Here are a few notes from my research and conversations on tech and markets over the weekend.
— Watch out, Tesla. Mercedes is launching its first plug-in hybrid-electric midsize sedan, the C350e, in U.S. dealerships this September, according to reports. Chatter on the street suggests that the German auto-making powerhouse plans to deeply undercut Tesla stickers, with a price around $42,000 before $5,250 worth of federal and state incentives. The 85 kWh Tesla starts at twice that level. And the brash young automaker will not have a competitive product until at least 2017. Mercedes can undercut the pricing because it has a lot more experience at mass production and sourcing; will make the car in low-cost Alabama instead of high-cost California; and it can subsidize the vehicle with its other vehicles, just to gain market share. The market for electrics is growing dramatically; this is just the start.
|Mercedes is about to launch its first plug-in hybrid-electric sedan for half the price of a Tesla|
— Cheap computational power caused the global financial crisis. That is a pretty provocative statement, but it is well argued in the recent book by tech philosopher Jaron Lanier. I would explain further but that would spoil the fun of reading this analysis at Medium.com.
— Happy trails. I’m really going to miss Richard Fisher at the central bank. He is retiring as president of the Federal Reserve Bank of Dallas, and in turn from the Fed board in Washington. He was a rare breed among Fed officials: A businessman, not an economist, who spoke his mind, and colorfully.

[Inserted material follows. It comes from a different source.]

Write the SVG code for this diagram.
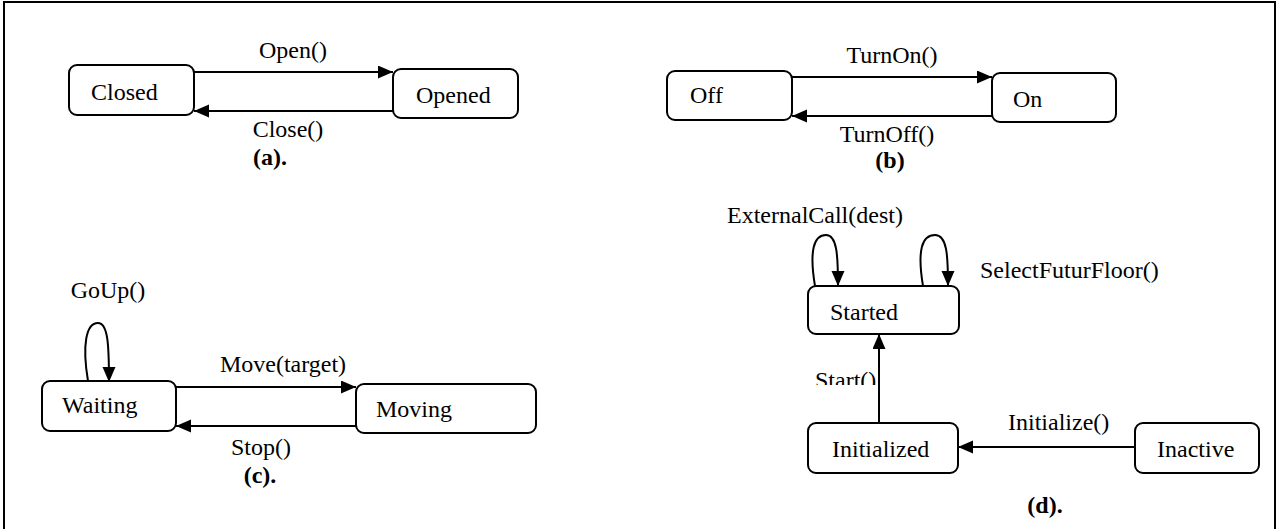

He was a master of the quick quip or succinct anecdote.
As the New York Times recalls, one of the most memorable was his 2012 description of his breeding bull, Too Big to Fail, as full of liquidity but unable to reach the pretty cows on the other side of the fence. He was also famous for calling a list of 50 corporate leaders before Fed meetings to touch base on their views of the economy, rather than relying on central bank statisticians.
Fisher once said, “My local dry cleaner, I would say that if you took him and put him against the whole Fed staff in terms of forecasting, he’s been far more accurate.” He was an opponent of stimulus and quantitative easing, and quite frequently wrong in his forecasts. But he was a fresh voice in a stale environment and will be missed. Click here to read the New York Times farewell.
— Justified. Billionaire trader Paul Tudor Jones warned in a TED Talk in Canada this week that income inequality will end in revolution, taxes or war — and added that none were on his bucket list. He argued that “we’ve ripped the humanity out of our companies,” and that markets and the country would be better served by a societal imperative to focus as much on “justice” as profits.
PTJ, as he’s known in the industry, is not exactly a rags-to-riches story himself, but close enough. He grew up in Memphis as the son of an attorney, and started as a cotton trader after graduation from University of Virginia. He made and lost a fortune before figuring out how to trade currencies and commodities using quantitative methods. PTJ earns a lot of respect for essentially building his $4.5 billion net worth from scratch as well as co-founding the Robin Hood Foundation to fight poverty in New York.
I interviewed him at length on the phone and in person for my annotated edition of “Reminiscences of a Stock Operator,” and was very impressed with his humility and intelligence. This TED talk is a fascinating twist on his path. Click here to read the Business Insider report, and here to see the report on the TED Blog.
— Watch this. HBO was the first significant pay television channel on cable, and it continues to innovate like crazy. It burst onto the scene almost 40 years ago by broadcasting sports and movies, and then became a powerhouse of original programming with The Sopranos, Sex and the City, The Wire, The Larry Sanders Show — and more recently the likes of Game of Thrones, Girls andVeep. The Financial Times last week published a great piece last week on what has made HBO, a unit of Time Warner (TWX), successful. The chief executive gets off some great quotes. He is wary of the concept of corporate strategy. “Culture,” he says, “eats strategy for breakfast.” Click here to read.
— Don’t watch. I promised I would quit ragging on the Apple Watch, considering it has not even released yet, but need to break that vow for just one minute. I was talking this weekend to someone who has an inside view of Apple’s television commercial development process. He said the ad development team had spent the past month creating spots for the Apple Watch and were amazed at how ordinary and over-priced the devices are. Apple’s in-house marketing team apparently has a cynical attitude that they can slap an Apple logo onto anything and persuade people to buy it. I think that attitude is going to be tested in this case. Unless I am missing something, I bet the Watch unit sales disappoint.